La sanità di un tempo e quella d’oggi. Viaggio nelle incoerenze joniche della Calabria tutta.

Forse i più giovani non lo ricorderanno, ma ancor prima delle Asl, in Calabria, vi erano le Ussl. La similarità nell’assonanza non deve condurci a confondere le cose, le prime erano infatti già affidate al diretto controllo delle Regioni, le altre dipendevano direttamente dallo Stato centrale. Ogni ospedale aveva la sua autonomia e lungimiranti menti quali Giacomo Mancini, seppur legate ad un centralismo capillare, avevano tempestato un territorio come quello calabrese di Stabilimenti Ospedalieri. Ogni area aveva il suo ospedale di riferimento. Taluni nascevano nelle comunità per la prima volta, altre strutture, imponenti e maestose per l’epoca, sostituivano obsolete costruzioni non più adeguate ai tempi. Stiamo parlando degli anni ’70 e dei primi anni’ ’80, quelli che un altro Statista Socialista, Bettino Craxi, aveva definito “delle vacche grasse”. Erano anni in cui si scollinavano montagne nel Pollino per permettere a Cosenza d’avere la sua autostrada fin nei pianerottoli dei suoi palazzi. Era tempo d’allocazione uffici a mo’di funghi prataioli nella città di Catanzaro, nel mentre edifici arroccati sulle colline d’Arcavacata iniziavano ad allestire mosaici che da lì a poco sarebbero diventati campus universitari sul modello americano. Tutto sommato però, le periferie si difendevano, allontanadosi da ruoli marginali e divenendo punto di riferimento sanitario e dei servizi per l’interland dei comuni che su di esse gravitavano. Certo affianco a grandi ospedali come il “San Giovanni di Dio”, il “Nicola Giannettasio”, il “Giovanni Paolo II”, talune costruzioni, seppur finite nella struttura, non furono mai messe in funzione. Fu questo il caso dei Presidi del Marchesato e di Cassano All’Ionio. Altri invece non furono neppure completati (Scalea, Rosarno, Nicotera ecc.

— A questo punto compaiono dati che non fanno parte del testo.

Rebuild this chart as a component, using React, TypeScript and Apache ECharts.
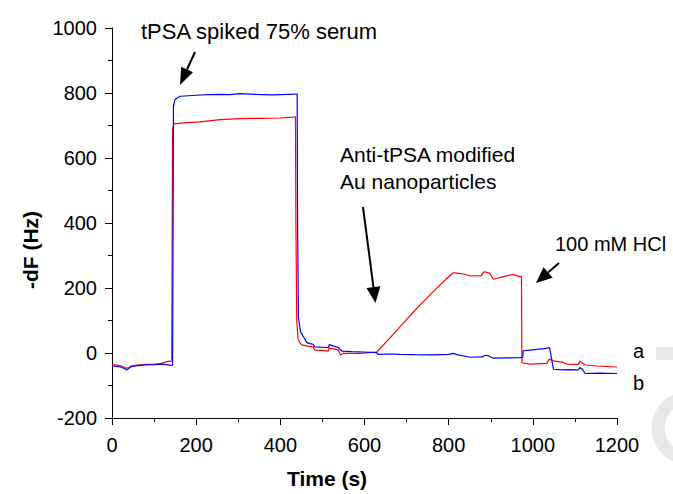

), altri ancora come Cariati, Trebisacce, Acri e San Giovanni in Fiore, riuscirono ad alleviare la domanda sanitaria di aree impervie come quelle silane e di confino come quelle joniche. 
Poi arrivò la politica manageriale, laddove la figura medica, pian pianino, lasciava sempre di più la corsia per iniziare ad adagiarsi dietro alle scrivanie. Comunque sia, ai tempi delle Asp, ancora l’offerta sanitaria calabrese era accettabile; talune di queste addirittura avevano i propri bilanci in attivo ( ex Asl 3 Rossano). 
Giunse quindi il decreto Lo Moro, che conseguentemente col governo Scoppelliti, decise di creare le Asp, connotando le aziende sanitarie sulla falsa riga delle holding, in nome e per conto della dinamica Hub e Spoke. In poche parole venivano salvati 3 grandi ospedali facendoli diventare grandissimi grazie al surplus di competenze svuotate dagli altri ospedali che da grandi divennero piccoli, mentre i piccoli ospedali divennero presidi fantasmi o similari. Taluni vennero chiusi, altri seppur svuotati dalle maestranze, furono lasciati aperti solo per gentile concessione alle società che erogano luce e gas, giusto perché qualcuno deve pur “mangiare”. 
S’arriva al tempo del Corona, e di colpo ci siamo accorti che molti dei nostri ospedali, altro non sono se non scatole vuote chiamate spoke. 
Ora non ci resta che rimboccarci le maniche, affrondando questo terribile nemico invisibile, cercando di superare la crisi alla meno peggio. Una volta passato questo momento, bisognerà ripensare questo servizio sanitario che nella noncuranza generale delle popolazioni ha finito per generare aree attrezzate e territori, che definire periferie, sarebbe un eufemismo. Le classi politiche artefici di questo disastro, hanno ballato come iene su corpi di leoni come Giacomo Mancini, bivaccando su una questione sanitaria che generava buchi miliardari nei bilanci regionali. 
Però, in tutta onestà, resta la consapevolezza che i leoni saranno sempre leoni, mentre le iene resteranno sempre e solo iene. 
Sollevati Magna Graecia! Riprendi ciò che t’appartiene; quello che scriteriate e scellerate politiche perpetrate dall’approssimazione e dall’incompetenza ti hanno tolto per dare a chi non ha saputo gestire. Si ritorni al passato inquadrandolo in una visuale di contesto futuro, moderno ed efficiente, rispettando popoli e territori. Il rivirbero della miglioria si propagherà sulla Calabria tutta. 

Domenico Mazza, cofondatore del Comitato per la Provincia della Magna Graecia.